Are Australian chains ready to enter the subscription economy?
Healthier food options are forecasted to 'experiment' with subscriptions this year.
The subscription business model — as used in streaming platforms, e-books, meal kits and the like — is starting to gain serious buzz in QSR industries across the world.
What most observers see as the current face of its potential for restaurant brands? Coffee.
In late February 2020, just before the pandemic started to impact the United States, Panera launched its US$8.99-per-month unlimited coffee offering, which currently boasts around half a million paid subscribers based on public information.
In September 2020, UK-based chains Pret A Manger and LEON announced the launch of their coffee subscription services in the same week.
“This is just the first step in our plan to bring Pret to more people. We now have the building blocks to establish Pret as a multichannel, digitally-led business, and the Pret Coffee Subscription is the first big launch we’re able to deliver through our new technology platform,” chief executive Pano Christou said in a statement at that time.
Pandemic-induced pains may have tipped the scales in consumers’ emerging appetite for these options. Going back to the U.S., Burger King had a monthly coffee subscription—a US$5-a-month, unlimited coffee service intended to promote a breakfast menu—launched way back in July 2019 but was widely reported to be cancelled in months.
Fast forward to 2022, Taco Bell erased the notion that subscriptions were only limited to drinks, welcoming the year with the “Taco Lover’s Pass”, allowing customers to use the app and redeem one taco a day for 30 consecutive days at participating U.S. locations for a one-time purchase of US$10 that can be re-purchased.
“It's a fun way to continue offering unique ways to reward our most loyal fans through our digital access points,” Taco Bell chief digital officer Zipporah Allen said in a media release.
Healthier food options forecasted to 'experiment' with subscriptions
Whilst observing subscription offerings in the QSR space with an in-store purchasing or dining experience are few and far between, The Point of Loyalty director Adam Posner believes some categories in Australia will experiment with subscriptions this year.
“My prediction is it will be those with healthier food options,” he said. For Posner, the core of a subscription proposition to members is about the amount of money saved based on a pattern of high frequency of purchase, also suggesting that companies considering food-based subscription offerings need to be “carefully balanced to healthy eating habits.”
“I think Taco Bell has opened up the eyes of many food-focused QSRs (rather than coffee-connected) to consider the viability of a subscription offering. However, QSRs would need to consider this strategy very carefully.”
“There might be other benefits and utility (time saved, decision energy dissipated). However, the core customer motivation is ‘Is it worth the effort, how much will I save if I am paying a subscription?’” he said.

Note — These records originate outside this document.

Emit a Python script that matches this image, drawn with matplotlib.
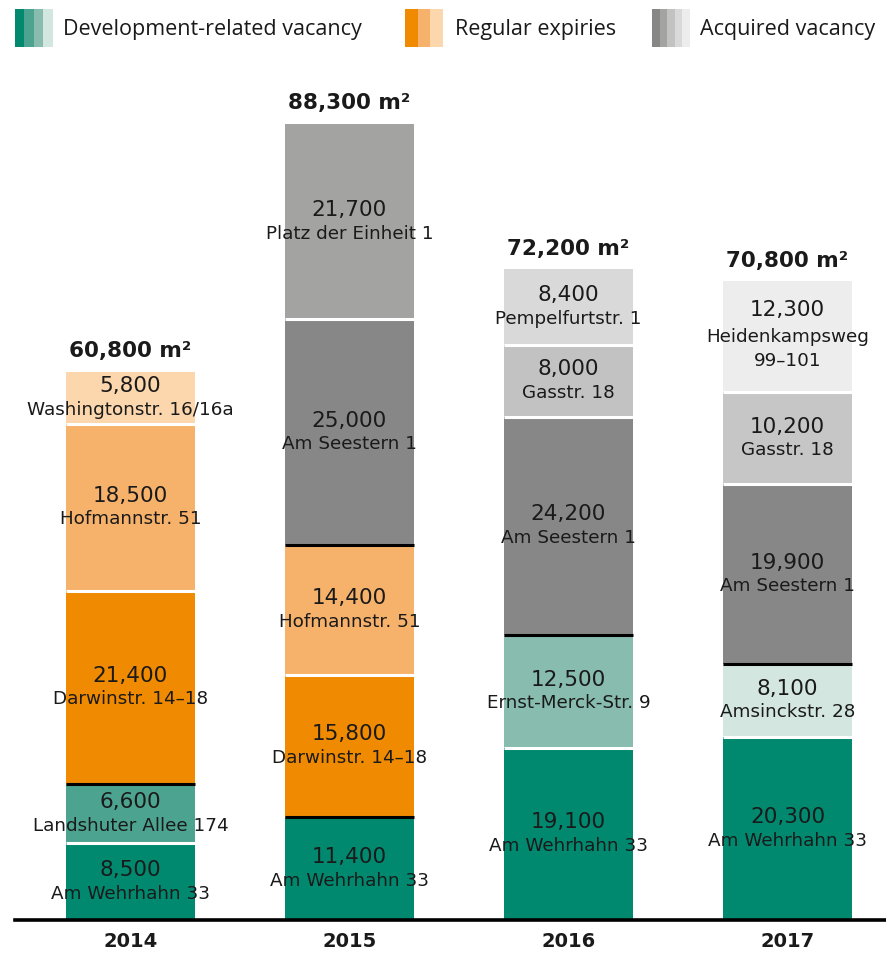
import matplotlib
matplotlib.use('Agg')
import matplotlib.pyplot as plt
from matplotlib.patches import Rectangle

plt.rcParams['font.family'] = ['DejaVu Sans']

# data, bottom to top within each year
years = ['2014', '2015', '2016', '2017']
totals = ['60,800 m²', '88,300 m²', '72,200 m²', '70,800 m²']
seg_values = [
    [8500, 6600, 21400, 18500, 5800],
    [11400, 15800, 14400, 25000, 21700],
    [19100, 12500, 24200, 8000, 8400],
    [20300, 8100, 19900, 10200, 12300],
]
seg_labels = [
    ['Am Wehrhahn 33', 'Landshuter Allee 174', 'Darwinstr. 14–18', 'Hofmannstr. 51', 'Washingtonstr. 16/16a'],
    ['Am Wehrhahn 33', 'Darwinstr. 14–18', 'Hofmannstr. 51', 'Am Seestern 1', 'Platz der Einheit 1'],
    ['Am Wehrhahn 33', 'Ernst-Merck-Str. 9', 'Am Seestern 1', 'Gasstr. 18', 'Pempelfurtstr. 1'],
    ['Am Wehrhahn 33', 'Amsinckstr. 28', 'Am Seestern 1', 'Gasstr. 18', 'Heidenkampsweg\n99–101'],
]
seg_groups = [
    ['dev', 'dev', 'reg', 'reg', 'reg'],
    ['dev', 'reg', 'reg', 'acq', 'acq'],
    ['dev', 'dev', 'acq', 'acq', 'acq'],
    ['dev', 'dev', 'acq', 'acq', 'acq'],
]
legend_names = ['Development-related vacancy', 'Regular expiries', 'Acquired vacancy']

# colours
seg_colors = [
    ['#00896f', '#4ba390', '#f08a00', '#f6b26b', '#fcd7ad'],
    ['#00896f', '#f08a00', '#f6b26b', '#878787', '#a3a3a1'],
    ['#00896f', '#87bcaf', '#878787', '#c2c2c2', '#d9d9d9'],
    ['#00896f', '#d3e7e0', '#878787', '#c6c6c6', '#ededed'],
]
legend_swatches = [
    ['#00896f', '#4ba390', '#87bcaf', '#d3e7e0'],
    ['#f08a00', '#f6b26b', '#fcd7ad'],
    ['#878787', '#a3a3a1', '#c2c2c2', '#d9d9d9', '#ededed'],
]

W, H = 887, 954
fig = plt.figure(figsize=(W / 100, H / 100), dpi=100)
ax = fig.add_axes([15 / W, 33 / H, 872 / W, (H - 60 - 33) / H])
px_per_unit = 0.00902
ax.set_xlim(-0.527, 3.454)
ax.set_ylim(0, (H - 60 - 33) / px_per_unit)
bw = 129 / 219
txt = '#1a1a1a'

for i, year in enumerate(years):
    bottom = 0
    vals = seg_values[i]
    for j, v in enumerate(vals):
        ax.bar(i, v, bottom=bottom, width=bw, color=seg_colors[i][j], linewidth=0)
        mid = bottom + v / 2
        nl = seg_labels[i][j].count('\n')
        ax.annotate(f'{v:,}', (i, mid), xytext=(0, 9 + 11 * nl), textcoords='offset points',
                    ha='center', va='center', fontsize=15.5, color=txt)
        ax.annotate(seg_labels[i][j], (i, mid), xytext=(0, -8), textcoords='offset points',
                    ha='center', va='center', fontsize=13.2, color=txt, linespacing=1.4)
        bottom += v
        if j < len(vals) - 1:
            sep = 'black' if seg_groups[i][j] != seg_groups[i][j + 1] else 'white'
            ax.hlines(bottom, i - bw / 2, i + bw / 2, color=sep, lw=2.2, zorder=3)
    ax.annotate(totals[i], (i, bottom), xytext=(0, 8), textcoords='offset points',
                ha='center', va='bottom', fontsize=15.5, fontweight='bold', color=txt)

ax.axhline(0, color='black', lw=2.6, clip_on=False, zorder=4)
ax.set_xticks(range(len(years)))
ax.set_xticklabels(years, fontsize=14, fontweight='bold', color=txt)
ax.tick_params(axis='x', length=0, pad=8)
ax.set_yticks([])
for s in ax.spines.values():
    s.set_visible(False)

# legend drawn in pixel space across the top
lax = fig.add_axes([0, 0, 1, 1], facecolor='none')
lax.set_xlim(0, W)
lax.set_ylim(H, 0)
lax.axis('off')
lx = [15, 405, 652]
tx = [63, 455, 700]
for k, name in enumerate(legend_names):
    sw = legend_swatches[k]
    step = 38 / len(sw)
    for m, c in enumerate(sw):
        lax.add_patch(Rectangle((lx[k] + m * step, 10), step + 0.3, 38, color=c, lw=0))
    lax.text(tx[k], 29, name, fontsize=15.5, color=txt, va='center', ha='left',
             family=['Open Sans', 'DejaVu Sans'])

fig.savefig('out.png', dpi=100)
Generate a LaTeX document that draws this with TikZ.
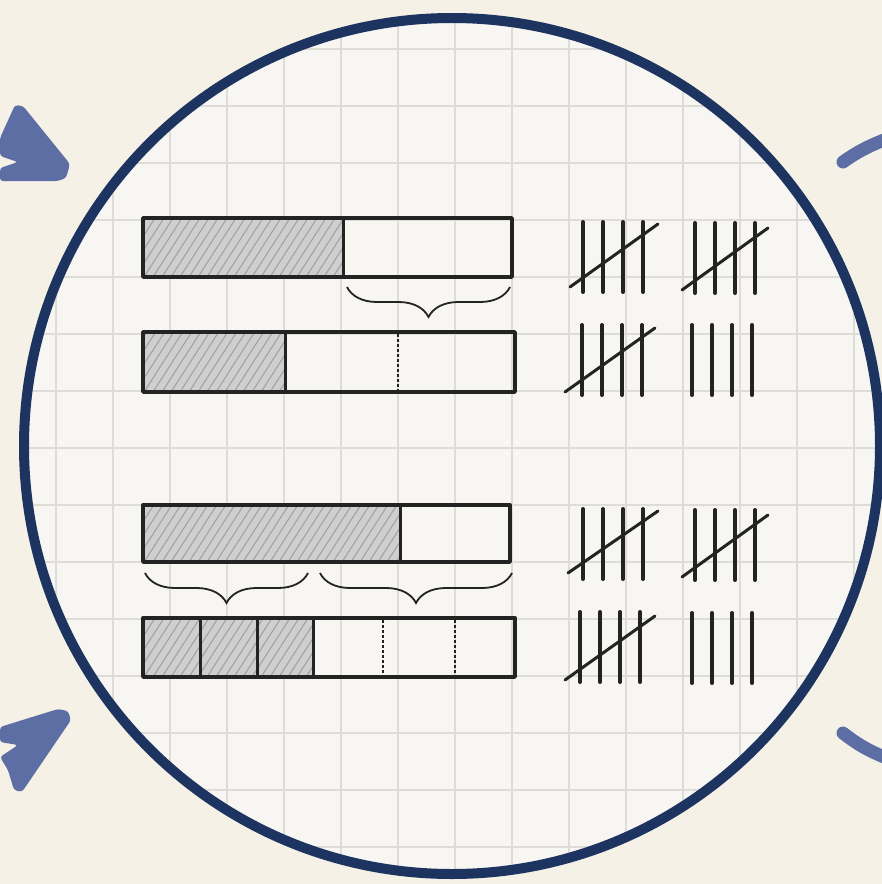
\documentclass[tikz,border=0pt]{standalone}
\usetikzlibrary{decorations.pathreplacing}

\definecolor{paper}{HTML}{F5F1E7}
\definecolor{sheet}{HTML}{F7F6F2}
\definecolor{gridc}{HTML}{DDDCD7}
\definecolor{ring}{HTML}{1E3460}
\definecolor{arrowblue}{HTML}{5C6EA3}
\definecolor{ink}{HTML}{232323}
\definecolor{hatchfill}{HTML}{CFCFCF}
\definecolor{hatchline}{HTML}{A2A2A2}

% hatched part of a bar: x1, y1, x2, y2
\newcommand{\hatchpart}[4]{
  \begin{scope}
    \clip (#1,#2) rectangle (#3,#4);
    \fill[hatchfill] (#1,#2) rectangle (#3,#4);
    \foreach \h in {-80,-71,...,400}
      \draw[hatchline, line width=1.1] ({#1+\h},#4) -- ++(40,-62);
  \end{scope}
}

% four strokes of a tally: first x, top y
\newcommand{\tallyfour}[2]{
  \foreach \k in {0,1,2,3}
    \draw[tally] ({#1+20*\k},#2) -- ({#1+20*\k},{#2+70});
}

\begin{document}
\begin{tikzpicture}[x=1pt, y=-1pt,
    gridline/.style={gridc, line width=1.3},
    bar/.style={ink, line width=3.4, line join=round},
    divider/.style={ink, line width=3},
    dotdiv/.style={ink, line width=1.6, dash pattern=on 3pt off 2pt},
    tally/.style={ink, line width=4, line cap=round},
    slash/.style={ink, line width=3, line cap=round},
    bracebelow/.style={ink, line width=1.8,
      decorate, decoration={brace, mirror, amplitude=30}},
    sidestroke/.style={arrowblue, line width=13, line cap=round}]

  % page and paper disc
  \fill[paper] (0,0) rectangle (882,884);
  \useasboundingbox (0,0) rectangle (882,884);
  \fill[sheet] (452,446) circle (428);
  \begin{scope}
    \clip (452,446) circle (428);
    \foreach \x in {-1,56,...,900}
      \draw[gridline] (\x,0) -- (\x,884);
    \foreach \y in {-8,49,...,900}
      \draw[gridline] (0,\y) -- (882,\y);
  \end{scope}
  \draw[ring, line width=10] (452,446) circle (428);

  % arrows coming in on the left
  \fill[arrowblue, rounded corners=3] (0,138) -- (15,105) -- (23,106) -- (70,164)
    -- (66,178) -- (58,181) -- (0,181) -- (0,168) -- (18,162) -- (0,156) -- cycle;
  \fill[arrowblue, rounded corners=3] (0,727) -- (58,709) -- (68,711) -- (71,720)
    -- (22,792) -- (14,790) -- (8,770) -- (0,757) -- (18,745) -- (0,742) -- cycle;

  % strokes going out on the right
  \draw[sidestroke] (843,162) .. controls (857,152) and (870,145) .. (892,137);
  \draw[sidestroke] (843,733) .. controls (857,744) and (870,752) .. (892,760);

  % first pair of bars
  \hatchpart{143}{218}{343}{277}
  \draw[bar] (143,218) rectangle (512,277);
  \draw[divider] (343,218) -- (343,277);
  \draw[bracebelow] (347,287) -- (510,287);

  \hatchpart{143}{332}{285}{392}
  \draw[bar] (143,332) rectangle (515,392);
  \draw[divider] (285,332) -- (285,392);
  \draw[dotdiv] (398,334) -- (398,390);

  % second pair of bars
  \hatchpart{143}{505}{400}{562}
  \draw[bar] (143,505) rectangle (510,562);
  \draw[divider] (400,505) -- (400,562);
  \draw[bracebelow] (145,573) -- (308,573);
  \draw[bracebelow] (320,573) -- (512,573);

  \hatchpart{143}{618}{313}{677}
  \draw[bar] (143,618) rectangle (515,677);
  \foreach \d in {200,257,313}
    \draw[divider] (\d,618) -- (\d,677);
  \foreach \d in {383,455}
    \draw[dotdiv] (\d,620) -- (\d,675);

  % tallies
  \tallyfour{583}{222}
  \draw[slash] (570,287) -- (658,224);
  \tallyfour{695}{223}
  \draw[slash] (682,290) -- (768,228);
  \tallyfour{582}{325}
  \draw[slash] (565,392) -- (655,328);
  \tallyfour{692}{325}

  \tallyfour{583}{509}
  \draw[slash] (568,573) -- (658,511);
  \tallyfour{695}{510}
  \draw[slash] (682,577) -- (768,515);
  \tallyfour{580}{612}
  \draw[slash] (565,680) -- (655,616);
  \tallyfour{692}{613}
\end{tikzpicture}
\end{document}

Aside from the obvious ability to supplement transactional purchases, Posner offers a six-point framework why subscription-based membership models are getting popular for certain businesses:
- Predicted revenue: Upfront and renewal revenue from subscription fee provide some predictive and sustained cash flow and more-informed budgeting
- Incremental revenue: Extra spend on products/services outside of those included in subscription
- Reason to interact and relate: Ongoing reason to communicate with subscribed members and if app-based a reason to engage digitally
- Retention (lower cost than acquisition): Retaining existing subscribed members tend to be at a lower cost than acquiring new members
- Referrals: New members generated from existing members who are enjoying the benefits
- Business intelligence incrementally improves: Member behaviour insights and segmentation accrue based on activity and interaction with the benefits provided
Making financial sense of subscription offerings
Posner also clarifies that the financials “need to make sense” before chains try their lot in building a subscription-based model, and a sustainable one at that.
“Answer the most important questions. Is a subscription offering right for our customers and our business? Is your business set up to manage a subscription offering?” he said, recommending brands to set up a subscription financial model ecosystem (including profit and loss, cash flow and balance sheet) with various “what-if” scenarios, pertaining to membership sign-ups, renewals, incremental spend and benefit costs.
Posner also recommends to ‘prove the value’ of the model internally and to members.
“Watch the numbers carefully. Show the business the value and ROI [return on investment],” he said. “Remind members of the benefits the subscription provides...For those members who are gaining immense value, celebrate this with them to reinforce the value – they will advocate. For those members who are not gaining value from a subscription, are you going to leave them alone or be proactive to motivate them to take action to benefit?”
This can also lead to what Posner has identified as “subscription guilt”, explained as the “feeling your subscribed member has when they are not gaining enough benefit or value from the subscription offering.”
He also encouraged brands to use social proof to highlight what members are saying and how other members are benefitting and warned against “being too successful”, referring to Pret receiving complaints last year over some promised beverages under the subscription deal being unavailable.
If retention is reducing, Posner says chains could provide an option of a lower tier or reduced level. At a store level, he also advises chains to ensure that team members “believe and buy-in to the subscription program to share the benefits to customers.”